A study has found that only 20 per cent of sufferers see their symptoms go away.
Researchers who followed almost 13,000 people over 16 years found the majority of sufferers had persistent or recurring back pain which they could not defeat.
The study, by the Krembil Research Institute in Canada, concludes that other experts may have got it wrong in suggesting back pain will ‘resolve in the vast majority of cases’.
Almost one in five people in their study suffered ongoing, persistent pain, with a third suffering occasional pain.
Lower back pain affects four in five people at some point in their lives and is the largest single cause of disability in Britain, causing one in eight sick days.

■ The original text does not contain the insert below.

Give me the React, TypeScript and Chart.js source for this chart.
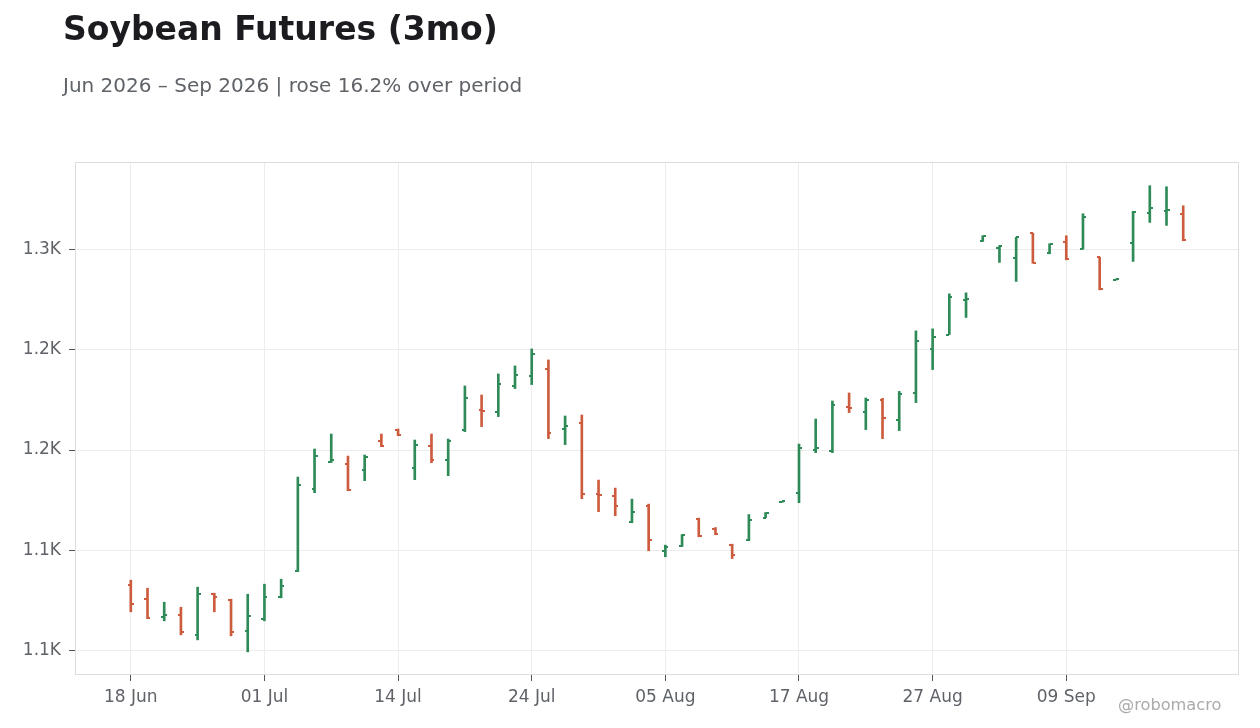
import { useEffect, useRef } from "react"
import { Chart, registerables, type ChartConfiguration, type Plugin } from "chart.js"

Chart.register(...registerables)

// trading days, 18 Jun 2026 - 18 Sep 2026
const dates = [
  "18 Jun", "22 Jun", "23 Jun", "24 Jun", "25 Jun", "26 Jun", "29 Jun", "30 Jun",
  "01 Jul", "02 Jul", "06 Jul", "07 Jul", "08 Jul", "09 Jul", "10 Jul", "13 Jul",
  "14 Jul", "15 Jul", "16 Jul", "17 Jul", "20 Jul", "21 Jul", "22 Jul", "23 Jul",
  "24 Jul", "27 Jul", "28 Jul", "29 Jul", "30 Jul", "31 Jul", "03 Aug", "04 Aug",
  "05 Aug", "06 Aug", "07 Aug", "10 Aug", "11 Aug", "12 Aug", "13 Aug", "14 Aug",
  "17 Aug", "18 Aug", "19 Aug", "20 Aug", "21 Aug", "24 Aug", "25 Aug", "26 Aug",
  "27 Aug", "28 Aug", "31 Aug", "01 Sep", "02 Sep", "03 Sep", "04 Sep", "08 Sep",
  "09 Sep", "10 Sep", "11 Sep", "14 Sep", "15 Sep", "16 Sep", "17 Sep", "18 Sep",
]

const opens = [
  1132.7, 1125.7, 1116.7, 1117.7, 1107.7, 1128.2, 1125.2, 1109.5, 1115.5, 1126.7,
  1139.7, 1180.7, 1194.2, 1193.2, 1190.2, 1204.7, 1210.2, 1191.2, 1202.2, 1195.2,
  1210.2, 1220.2, 1219.2, 1232.2, 1237.2, 1240.7, 1210.7, 1213.7, 1178.2, 1177.2,
  1164.2, 1172.2, 1149.7, 1152.2, 1165.7, 1160.7, 1152.7, 1155.2, 1166.2, 1174.0,
  1178.7, 1200.2, 1199.7, 1221.5, 1219.2, 1225.2, 1215.2, 1228.7, 1250.7, 1257.7,
  1274.7, 1304.2, 1300.7, 1295.7, 1308.3, 1298.2, 1303.7, 1300.5, 1296.2, 1285.0,
  1303.2, 1318.2, 1319.5, 1317.7,
]
const highs = [
  1135.0, 1131.0, 1124.0, 1121.5, 1131.5, 1128.5, 1125.5, 1128.0, 1133.0, 1135.5,
  1186.5, 1200.5, 1208.0, 1197.0, 1197.5, 1208.0, 1210.5, 1205.0, 1208.0, 1205.5,
  1232.0, 1227.5, 1238.0, 1242.0, 1250.5, 1245.0, 1217.0, 1217.5, 1185.0, 1181.0,
  1175.5, 1173.0, 1152.5, 1157.8, 1166.0, 1161.3, 1153.0, 1167.8, 1168.8, 1174.4,
  1203.0, 1215.5, 1224.5, 1228.5, 1226.0, 1225.8, 1229.3, 1259.5, 1260.5, 1278.0,
  1278.5, 1307.0, 1302.0, 1306.2, 1308.3, 1303.0, 1307.0, 1318.0, 1296.3, 1285.4,
  1319.2, 1332.0, 1331.5, 1322.0,
]
const lows = [
  1119.2, 1115.8, 1114.7, 1107.7, 1105.2, 1119.2, 1107.2, 1099.2, 1114.7, 1126.2,
  1139.3, 1178.7, 1193.8, 1179.7, 1184.7, 1201.7, 1207.2, 1185.2, 1193.7, 1187.2,
  1209.2, 1211.7, 1216.7, 1230.7, 1232.7, 1205.7, 1202.7, 1175.7, 1169.2, 1167.2,
  1163.7, 1149.7, 1146.7, 1151.8, 1156.7, 1157.7, 1145.8, 1154.7, 1166.2, 1173.9,
  1173.7, 1198.7, 1198.7, 1218.7, 1210.2, 1205.7, 1209.7, 1223.7, 1240.2, 1257.7,
  1266.2, 1304.2, 1293.7, 1284.2, 1293.3, 1298.0, 1295.0, 1300.3, 1280.0, 1284.9,
  1294.2, 1313.7, 1312.2, 1304.5,
]
const closes = [
  1123.0, 1116.2, 1117.7, 1109.0, 1128.2, 1126.7, 1109.0, 1117.2, 1126.7, 1132.2,
  1182.7, 1197.2, 1195.2, 1180.0, 1196.7, 1202.0, 1207.5, 1202.7, 1195.2, 1204.7,
  1226.2, 1219.7, 1233.2, 1237.7, 1248.2, 1208.7, 1212.2, 1178.2, 1177.7, 1172.2,
  1169.2, 1155.2, 1151.8, 1157.7, 1156.9, 1158.2, 1147.7, 1165.2, 1168.7, 1174.3,
  1201.2, 1201.2, 1222.7, 1220.9, 1225.2, 1216.2, 1228.2, 1254.7, 1256.7, 1276.2,
  1275.2, 1306.8, 1301.7, 1306.2, 1293.5, 1302.7, 1295.2, 1316.2, 1280.2, 1285.3,
  1318.7, 1320.7, 1319.8, 1304.7,
]

const xTickIdx = [0, 8, 16, 24, 32, 40, 48, 56]
const yTicks = [1100, 1150, 1200, 1250, 1300]
const yTickLabels = ["1.1K", "1.1K", "1.2K", "1.2K", "1.3K"]

const UP = "#2e8b57"
const DOWN = "#cc5c3d"
const TEXT = "#5f6368"
const FONT = "'DejaVu Sans', sans-serif"

const barColor = (i: number) => (closes[i] >= opens[i] ? UP : DOWN)

// open tick on the left, close tick on the right
const ohlcTicks: Plugin = {
  id: "ohlcTicks",
  afterDatasetsDraw(chart) {
    const { ctx, scales } = chart
    ctx.save()
    opens.forEach((o, i) => {
      const px = Math.round(scales.x.getPixelForValue(i))
      ctx.fillStyle = barColor(i)
      ctx.fillRect(px - 3, Math.round(scales.y.getPixelForValue(o)) - 1, 3, 2)
      ctx.fillRect(px, Math.round(scales.y.getPixelForValue(closes[i])) - 1, 3, 2)
    })
    ctx.restore()
  },
}

const frame: Plugin = {
  id: "frame",
  beforeDatasetsDraw(chart) {
    const { ctx, chartArea } = chart
    ctx.save()
    ctx.strokeStyle = "#dddddd"
    ctx.lineWidth = 1
    ctx.strokeRect(chartArea.left + 0.5, chartArea.top + 0.5, chartArea.width - 1, chartArea.height - 1)
    ctx.restore()
  },
}

export default function App() {
  const canvasRef = useRef<HTMLCanvasElement>(null)
  const chartRef = useRef<Chart | null>(null)

  useEffect(() => {
    if (!canvasRef.current) return
    if (chartRef.current) chartRef.current.destroy()

    const config: ChartConfiguration = {
      type: "bar",
      data: {
        datasets: [
          {
            label: "Soybean",
            data: lows.map((l, i) => ({ x: i, y: [l, highs[i]] })) as any,
            backgroundColor: opens.map((_, i) => barColor(i)),
            barThickness: 2,
            borderWidth: 0,
            grouped: false,
          },
        ],
      },
      options: {
        animation: false,
        responsive: true,
        maintainAspectRatio: false,
        layout: { padding: { top: 162, right: 21, left: 0, bottom: 0 } },
        plugins: {
          legend: { display: false },
          tooltip: { enabled: false },
        },
        scales: {
          x: {
            type: "linear",
            min: -3.34,
            max: 66.34,
            offset: false,
            afterFit: (s) => {
              s.height = 53
            },
            afterBuildTicks: (s) => {
              s.ticks = xTickIdx.map((v) => ({ value: v }))
            },
            ticks: {
              autoSkip: false,
              maxRotation: 0,
              padding: 6,
              color: TEXT,
              font: { family: FONT, size: 17 },
              callback: (v) => dates[Number(v)] ?? "",
            },
            grid: { offset: false, color: "#ececec", tickColor: "#555555", tickLength: 6, lineWidth: 1 },
            border: { display: false },
          },
          y: {
            type: "linear",
            min: 1087.65,
            max: 1343.85,
            afterFit: (s) => {
              s.width = 75
            },
            afterBuildTicks: (s) => {
              s.ticks = yTicks.map((v) => ({ value: v }))
            },
            ticks: {
              padding: 8,
              color: TEXT,
              font: { family: FONT, size: 17 },
              callback: (v) => yTickLabels[yTicks.indexOf(Number(v))] ?? "",
            },
            grid: { color: "#ececec", tickColor: "#555555", tickLength: 6, lineWidth: 1 },
            border: { display: false },
          },
        },
      },
      plugins: [frame, ohlcTicks],
    }

    chartRef.current = new Chart(canvasRef.current, config)

    return () => {
      if (chartRef.current) {
        chartRef.current.destroy()
        chartRef.current = null
      }
    }
  }, [])

  return (
    <div style={{ position: "fixed", left: 0, top: 0, width: 1260, height: 728, background: "#fff", fontFamily: FONT }}>
      <canvas ref={canvasRef} style={{ position: "absolute", left: 0, top: 0 }}></canvas>
      <div style={{ position: "absolute", left: 63, top: 12, fontSize: 33, lineHeight: "33px", fontWeight: "bold", color: "#1b1b20", whiteSpace: "nowrap" }}>
        Soybean Futures (3mo)
      </div>
      <div style={{ position: "absolute", left: 63, top: 75, fontSize: 20, lineHeight: "20px", color: TEXT, whiteSpace: "nowrap" }}>
        Jun 2026 – Sep 2026 | rose 16.2% over period
      </div>
      <div style={{ position: "absolute", left: 1118, top: 696.5, fontSize: 16.2, lineHeight: "16px", color: "#aaaaaa", whiteSpace: "nowrap" }}>
        @robomacro
      </div>
    </div>
  )
}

Dr Mayilee Canizares, who led the study, said: ‘The bad news was that one in five experienced persistent back pain, with an additional group – almost one in three – who developed back pain over time.
These two groups were associated with greater pain limiting activity, disability, and depression, as well as increased medication use.’
People with physically demanding jobs were more likely to suffer back pain, but also more likely to recover from it.
The study warns back pain can have a lasting effect, even after people have apparently got better.
Dr Canizares said: ‘The good news is that one in five recovered – however, they continued to use [painkillers] and antidepressants, suggesting that people recovering from back pain need ongoing monitoring.’